The Bottom Line / Close to my heart
"There's no budget," Benjamin Netanyahu announced dramatically Wednesday night.
"There's no budget," Benjamin Netanyahu announced dramatically Wednesday night. "Likud MKs acted responsibly, but the lack of responsibility on the part of the coalition partners has ripped apart the budget by over NIS 2 billion ... I was willing to swallow NIS 1 billion for purposes that touched my heart, such as education, health and the chief scientist, but I am not willing to hand out an additional NIS 1 billion for coalition extravagance."
This sounds like straight talk from a courageous leader. But is this really the case? Was the budget managed correctly? In past years, it was the accepted practice to fork out some NIS 400-NIS 500 million in hush money to MKs in order to win their vote for the budget. About half of this amount was earmarked for "special funds" (ksafim yihudi'im) for the ultra-Orthodox parties. During Silvan Shalom's term as finance minister, these special funds were included in the regular budget (which doesn't prevent the ultra-Orthodox from continuing to submit new demands).
Increasing the amount of "hush money" to NIS 1 billion is a turn for the worse. And anyway, who appointed Netanyahu to be the judge of good taste? What does it mean that he agrees to expand the budget for "purposes that touch his heart?" Maybe members of Shas or Shinui also have goals that "touch their hearts"? After all, Netanyahu does not have a private cash register from which to distribute money according to what "touches his heart."
The behavior of treasury budgets directory Uri Yogev is also not clear. How is it that he presents the government with a plan to cut about NIS 1.4 billion from the education budget, but then agrees to restore half of this cut in negotiations with the Education Ministry that were concluded three weeks ago?
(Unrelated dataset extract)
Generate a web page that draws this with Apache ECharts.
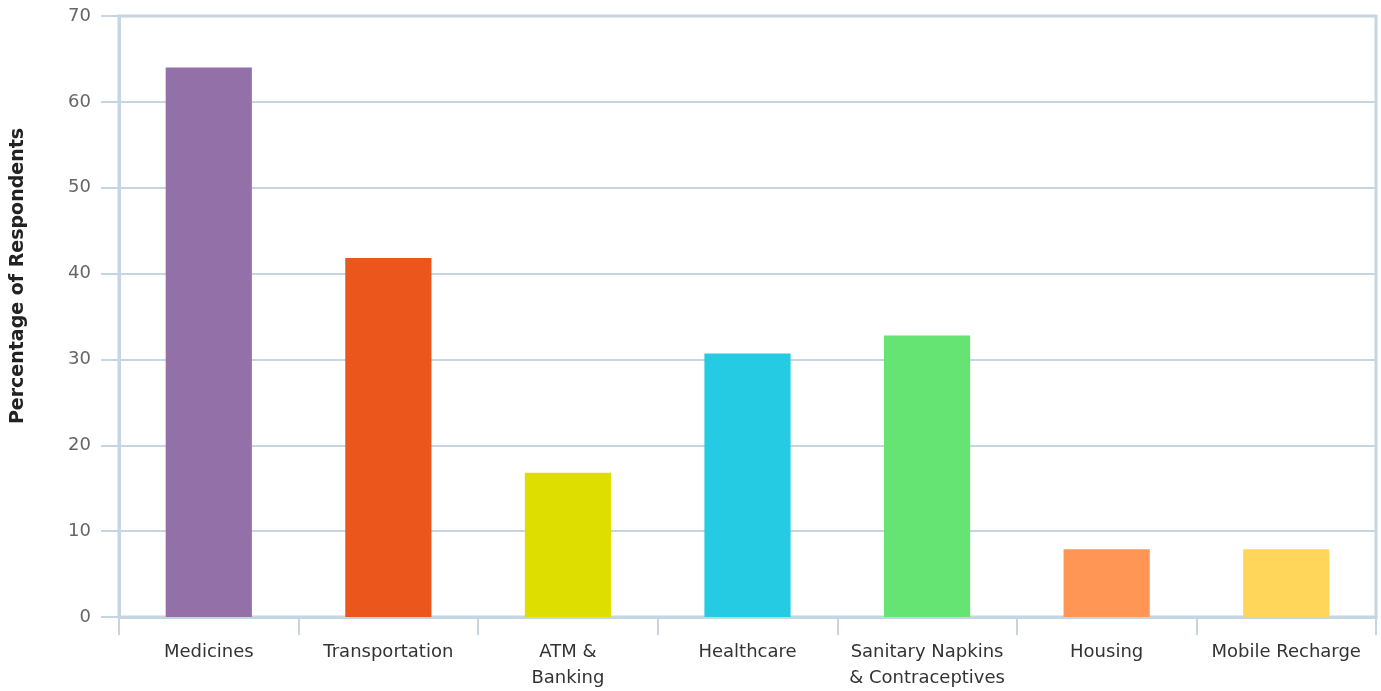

Which is not correct - the NIS 1.4 billion or the NIS 700 million?
Netanyahu and Yogev must understand that if they agreed to transfer NIS 1 billion for purposes "close to their hearts," this means that all of the reserves (NIS 1.5 billion) are in danger: What difference is there (from the MKs' perspective) between NIS 1 billion and NIS 1.5 billion?
We cannot rely on the theory that the treasury anticipated the last-minute budget haggling and included items that were already earmarked for compromise. The treasury likes to spin these fables so that people will think that there is some sophisticated strategy at play. But the truth is that the treasury had every intention of sticking by everything written in the original budget proposal approved by the cabinet. Therefore, if another NIS 700 million needs to be cut from the education budget, the treasury has failed.
The finance minister does not need to decide what is "close to his heart." Instead, he should allocate about NIS 400 million for all of the MKs' demands - without making value judgments. The MKs have political constraints and constituencies that sent them to the parliament, and without some "achievements" by members of the Finance Committee during the day of the budget vote, they will not win reelection. This is why it's impossible for us to pass a budget without the "close to my heart" idea.
Netanyahu gives the impression of someone who is not overly concerned by starting the new year without an approved budget. But the truth is that this is a bad sign for the economy, for Israel's credit rating, and for the level of seriousness with which we are regarded in the world at large.